President Granger also used the opportunity to call on banks to ensure they do not transact business involving “dirty money,” against the background of money laundering causing economic evident economic distortions. He cautioned that Guyana could be exposed to sanctions if money laundering undermines Guyana’s financial system.

“We look forward to the vision of our commercial banks and of our regulatory bodies to prevent the contamination of our financial system with dirty money,” he said.

He  called on commercial banks to “zealously guard against illicit funds finding their way into the financial system. He remarked that his administration remained committed to ensuring that Guyana remains compliant with the Financial Action Task Force (FATF).

Security

On the thorny issue of crime, the President said his administration was doing everything possible to stem crime by reviving the United Kingdom-funded Security Sector Reform Programme (SSRP) that had been ditched by the then People’s Progressive Party Civic-led administration.

“This administration has got to deal with a police force that has not been reformed. We will deal with it and I ask you to be patient with us but we are changing, we are transforming the police force,” he said.

He called on banks to do their part by developing other monetary instruments because Guyana was still a largely cash-based economy.
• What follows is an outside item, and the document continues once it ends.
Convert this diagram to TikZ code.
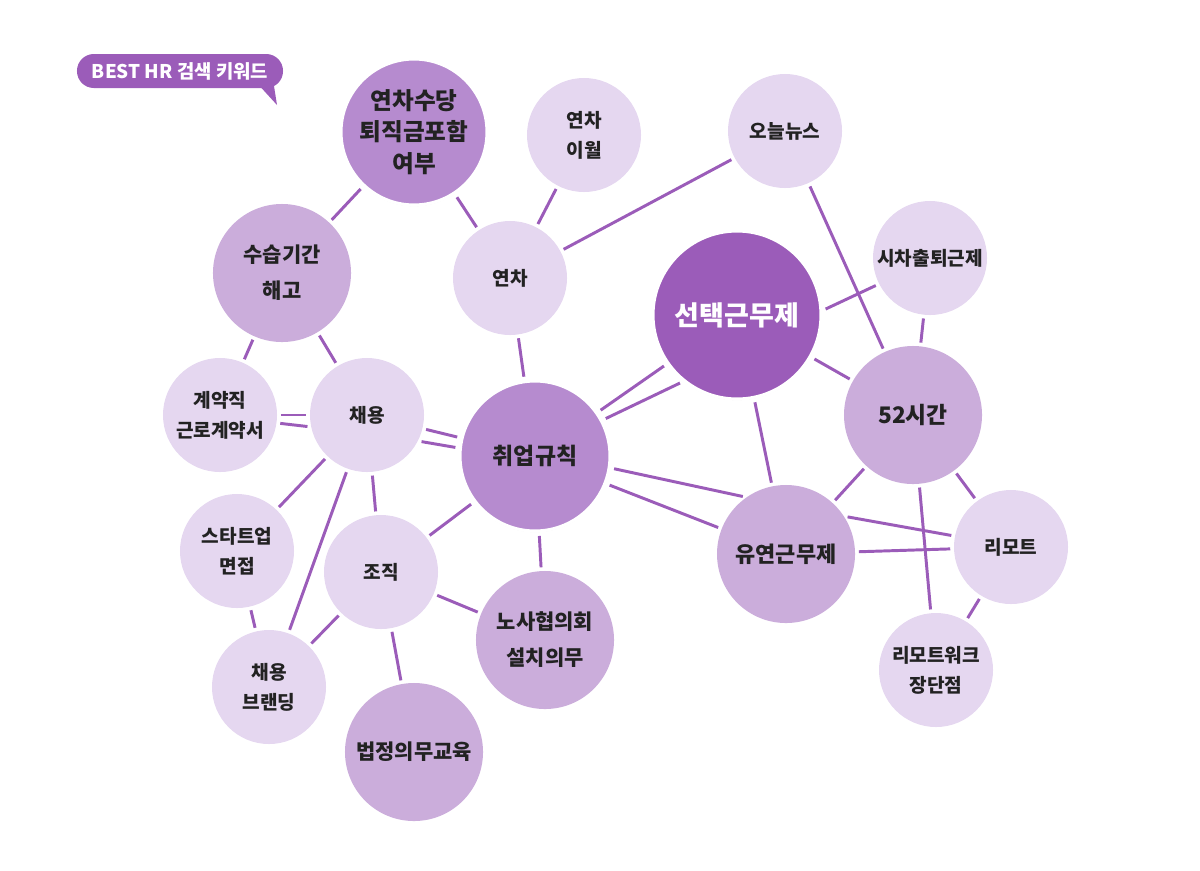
\documentclass[tikz,border=0pt]{standalone}
\usepackage{fontspec}
\setmainfont{Noto Sans CJK KR}
\usetikzlibrary{shadows, backgrounds}

\definecolor{deeppurple}{HTML}{9B5CB9}
\definecolor{corepurple}{HTML}{B68BCF}
\definecolor{midpurple}{HTML}{CBADDB}
\definecolor{palepurple}{HTML}{E5D7F0}
\definecolor{inkgray}{HTML}{222222}

\begin{document}
\begin{tikzpicture}[
    x=0.025cm, y=-0.025cm,
    bubble/.style={circle, inner sep=0pt, align=center, text=inkgray},
    leaf/.style={bubble, fill=palepurple, minimum size=2.85cm, font=\bfseries\fontsize{13.6}{21.3}\selectfont},
    topic/.style={bubble, fill=midpurple, minimum size=3.45cm, font=\bfseries\fontsize{14.9}{25.6}\selectfont},
    core/.style={bubble, fill=corepurple, draw=white, line width=2.2pt, drop shadow={shadow xshift=0pt, shadow yshift=-0.8pt, opacity=0.22}},
    badge/.style={rectangle, fill=deeppurple, text=white, rounded corners=12pt, minimum width=5.15cm, minimum height=0.85cm, inner sep=0pt, font=\bfseries\fontsize{13.4}{14}\selectfont},
    link/.style={draw=deeppurple, line width=2.1pt, shorten <=2.5pt, shorten >=2.5pt}
  ]
    \useasboundingbox (0,0) rectangle (1200,870);

    % Title badge
    \node[badge] (badge) at (180,71) {BEST HR 검색 키워드};
    \coordinate (tip) at (277,105);
    \fill[deeppurple] ([xshift=-19pt, yshift=4pt]badge.south east) -- ([xshift=-7pt, yshift=4pt]badge.south east) -- (tip) -- cycle;

    % Upper row
    \node[core, minimum size=3.65cm, font=\bfseries\fontsize{16.8}{22.6}\selectfont] (annual) at (414,132) {연차수당\\퇴직금포함\\여부};
    \node[leaf] (carry) at (584,135) {연차\\이월};
    \node[leaf] (news) at (785,131) {오늘뉴스};
    \node[topic] (probation) at (282,273) {수습기간\\해고};
    \node[leaf] (leave) at (510,278) {연차};
    \node[core, fill=deeppurple, text=white, minimum size=4.2cm, font=\bfseries\fontsize{19.2}{21}\selectfont] (select) at (737,315) {선택근무제};
    \node[leaf] (stagger) at (930,258) {시차출퇴근제};

    % Middle row
    \node[leaf] (contract) at (220,415) {계약직\\근로계약서};
    \node[leaf] (hiring) at (367,415) {채용};
    \node[core, minimum size=3.75cm, font=\bfseries\fontsize{16.3}{20}\selectfont] (rules) at (535,456) {취업규칙};
    \node[topic, font=\bfseries\fontsize{16.2}{20}\selectfont] (hours) at (913,415) {52시간};

    % Lower rows
    \node[leaf] (startup) at (237,551) {스타트업\\면접};
    \node[leaf] (org) at (381,572) {조직};
    \node[topic, font=\bfseries\fontsize{15.6}{20}\selectfont] (flexible) at (786,554) {유연근무제};
    \node[leaf] (remote) at (1011,547) {리모트};
    \node[topic] (council) at (545,640) {노사협의회\\설치의무};
    \node[leaf] (branding) at (269,687) {채용\\브랜딩};
    \node[topic] (training) at (414,752) {법정의무교육};
    \node[leaf] (remotework) at (936,670) {리모트워크\\장단점};

    % Connections
    \begin{scope}[on background layer]
      \draw[link] (annual) -- (probation);
      \draw[link] (annual) -- (leave);
      \draw[link] (carry) -- (leave);
      \draw[link] (news) -- (leave);
      \draw[link] (news) -- (hours);
      \draw[link] (leave) -- (rules);
      \draw[link] (probation) -- (contract);
      \draw[link] (probation) -- (hiring);
      \draw[link] (contract) -- (hiring);
      \draw[link] (contract.-8) -- (hiring.192);
      \draw[link] (hiring) -- (rules);
      \draw[link] (hiring.-27) -- (rules.174);
      \draw[link] (hiring) -- (startup);
      \draw[link] (hiring) -- (branding);
      \draw[link] (hiring) -- (org);
      \draw[link] (rules) -- (org);
      \draw[link] (rules) -- (council);
      \draw[link] (rules) -- (select);
      \draw[link] (rules.28) -- (select.231);
      \draw[link] (rules) -- (flexible);
      \draw[link] (rules.-9) -- (flexible.125);
      \draw[link] (select) -- (flexible);
      \draw[link] (select.3) -- (stagger.207);
      \draw[link] (select) -- (hours);
      \draw[link] (stagger) -- (hours);
      \draw[link] (hours) -- (flexible);
      \draw[link] (hours) -- (remote);
      \draw[link] (hours) -- (remotework);
      \draw[link] (flexible) -- (remote);
      \draw[link] (flexible.33) -- (remote.169);
      \draw[link] (remote) -- (remotework);
      \draw[link] (startup) -- (branding);
      \draw[link] (org) -- (branding);
      \draw[link] (org) -- (council);
      \draw[link] (org) -- (training);
    \end{scope}

  \end{tikzpicture}
\end{document}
He lamented that gold mining areas like Mabaruma and Mahdia have no banks. “People must still walk around with their money in black plastic bags,” he said.

Granger said he told British Prime Minister, David Cameron on the margins of the United Nations General Assembly held last September in New York that he wanted the 3.5 million British pounds sterling package.

Demerara Bank’s Chief Executive Officer, Pravinchandra Dave told attendees that the new location would ensure tighter security for its corporate customers who are 80 percent of the institution’s customers.

Demerara Bank was granted a commercial bank license and the financial institution opened its doors for business in 1994 at South Road and Camp Street, Georgetown.

Today, the bank has seven locations.